**Supplied information**
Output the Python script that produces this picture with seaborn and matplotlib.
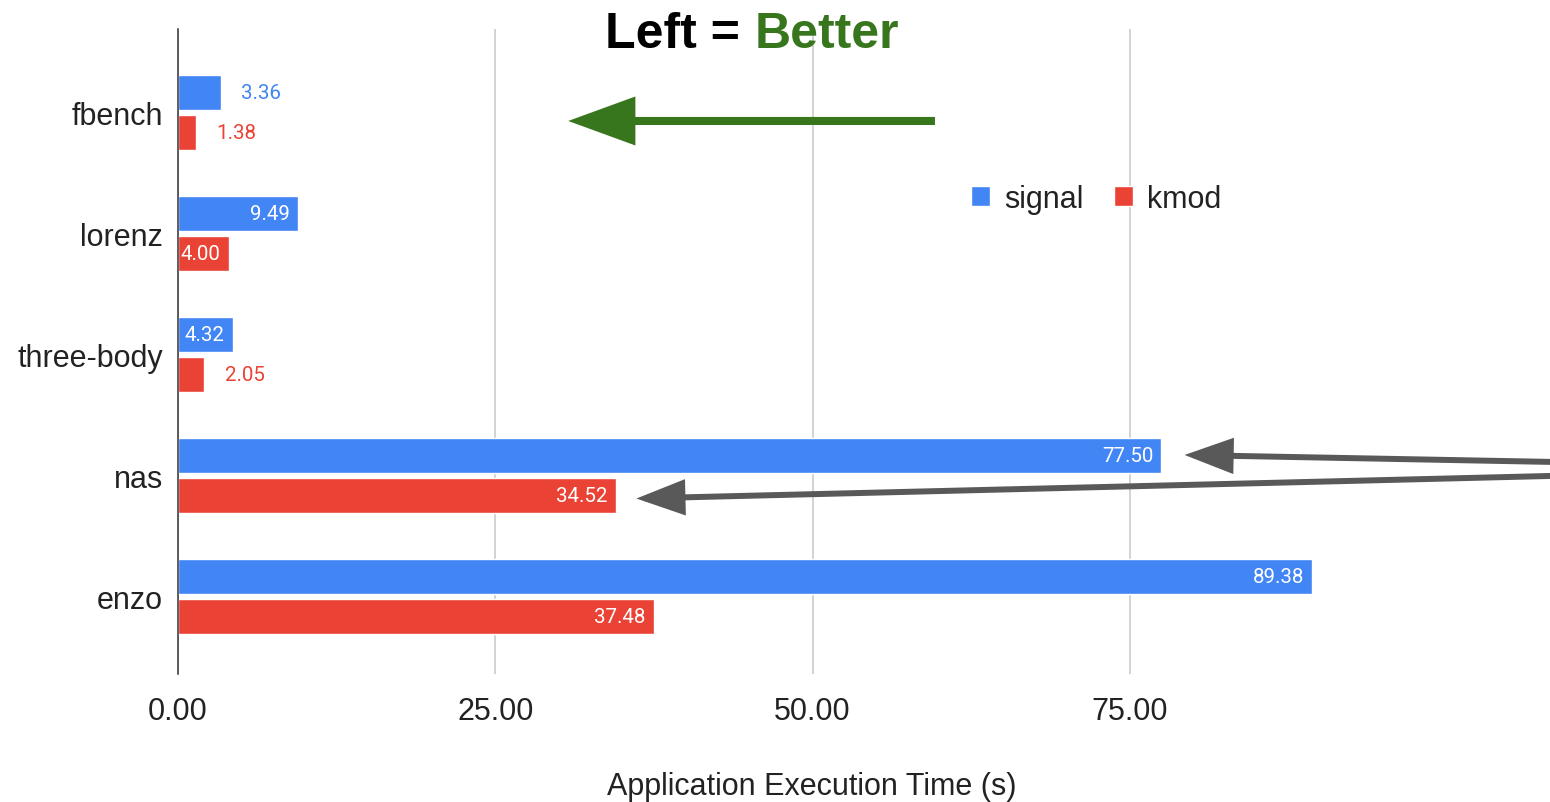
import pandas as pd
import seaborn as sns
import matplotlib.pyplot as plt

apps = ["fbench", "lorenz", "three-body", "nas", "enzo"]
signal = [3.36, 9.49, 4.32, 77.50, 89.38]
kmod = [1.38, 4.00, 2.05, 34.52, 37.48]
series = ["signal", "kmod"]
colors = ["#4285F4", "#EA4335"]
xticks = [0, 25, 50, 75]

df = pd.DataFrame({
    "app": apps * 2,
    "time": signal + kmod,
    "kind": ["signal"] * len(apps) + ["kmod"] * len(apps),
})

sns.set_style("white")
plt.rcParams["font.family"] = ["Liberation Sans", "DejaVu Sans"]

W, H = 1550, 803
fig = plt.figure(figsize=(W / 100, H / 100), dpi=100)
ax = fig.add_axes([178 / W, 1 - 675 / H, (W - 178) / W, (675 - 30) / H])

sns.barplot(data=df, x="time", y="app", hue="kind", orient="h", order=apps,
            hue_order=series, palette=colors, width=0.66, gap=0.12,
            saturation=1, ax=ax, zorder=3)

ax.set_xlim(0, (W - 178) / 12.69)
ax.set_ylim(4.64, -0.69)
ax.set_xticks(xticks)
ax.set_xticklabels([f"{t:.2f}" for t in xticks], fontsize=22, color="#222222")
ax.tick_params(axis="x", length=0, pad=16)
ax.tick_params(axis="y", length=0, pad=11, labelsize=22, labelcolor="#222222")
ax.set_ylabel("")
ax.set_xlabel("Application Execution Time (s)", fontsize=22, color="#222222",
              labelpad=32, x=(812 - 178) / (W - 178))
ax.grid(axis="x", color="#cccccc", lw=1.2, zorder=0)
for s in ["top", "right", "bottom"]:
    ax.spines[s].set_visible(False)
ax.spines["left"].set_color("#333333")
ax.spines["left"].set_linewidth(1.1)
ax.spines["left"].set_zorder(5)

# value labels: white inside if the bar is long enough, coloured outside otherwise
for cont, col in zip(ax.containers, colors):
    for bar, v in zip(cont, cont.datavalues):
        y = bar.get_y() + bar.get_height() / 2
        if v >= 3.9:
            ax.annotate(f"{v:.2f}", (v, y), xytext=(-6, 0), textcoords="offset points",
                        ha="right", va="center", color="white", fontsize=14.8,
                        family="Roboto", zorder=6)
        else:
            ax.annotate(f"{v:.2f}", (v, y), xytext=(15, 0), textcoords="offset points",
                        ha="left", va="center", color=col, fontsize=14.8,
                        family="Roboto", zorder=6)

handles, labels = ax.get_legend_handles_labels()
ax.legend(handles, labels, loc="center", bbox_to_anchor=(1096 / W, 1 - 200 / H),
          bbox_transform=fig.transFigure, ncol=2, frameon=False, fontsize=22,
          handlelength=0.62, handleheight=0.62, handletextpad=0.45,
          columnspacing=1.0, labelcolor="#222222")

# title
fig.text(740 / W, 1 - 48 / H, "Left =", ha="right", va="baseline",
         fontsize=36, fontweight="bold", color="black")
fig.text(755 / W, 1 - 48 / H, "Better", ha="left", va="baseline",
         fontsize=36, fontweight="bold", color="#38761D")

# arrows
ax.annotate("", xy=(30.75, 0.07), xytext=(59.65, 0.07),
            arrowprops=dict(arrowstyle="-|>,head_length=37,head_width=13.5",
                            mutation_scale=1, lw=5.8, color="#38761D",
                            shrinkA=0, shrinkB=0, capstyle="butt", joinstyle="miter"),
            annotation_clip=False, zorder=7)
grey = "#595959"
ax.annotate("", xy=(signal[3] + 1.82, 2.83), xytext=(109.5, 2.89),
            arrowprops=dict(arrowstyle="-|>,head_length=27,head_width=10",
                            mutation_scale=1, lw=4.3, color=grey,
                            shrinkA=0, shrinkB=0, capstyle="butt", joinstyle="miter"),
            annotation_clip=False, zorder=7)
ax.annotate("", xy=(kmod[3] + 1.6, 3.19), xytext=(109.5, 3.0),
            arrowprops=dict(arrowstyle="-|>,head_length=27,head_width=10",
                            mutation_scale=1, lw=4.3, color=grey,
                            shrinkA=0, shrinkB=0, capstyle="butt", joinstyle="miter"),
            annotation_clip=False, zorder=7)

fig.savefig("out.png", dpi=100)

**Stated exercise**
Without the pictures, please reproduce each line of the listing above exactly, from the first one through the line bearing "xticks = [0, 25, 50, 75]".

**Solution to the problem**
Output the Python script that produces this picture with seaborn and matplotlib.
import pandas as pd
import seaborn as sns
import matplotlib.pyplot as plt

apps = ["fbench", "lorenz", "three-body", "nas", "enzo"]
signal = [3.36, 9.49, 4.32, 77.50, 89.38]
kmod = [1.38, 4.00, 2.05, 34.52, 37.48]
series = ["signal", "kmod"]
colors = ["#4285F4", "#EA4335"]
xticks = [0, 25, 50, 75]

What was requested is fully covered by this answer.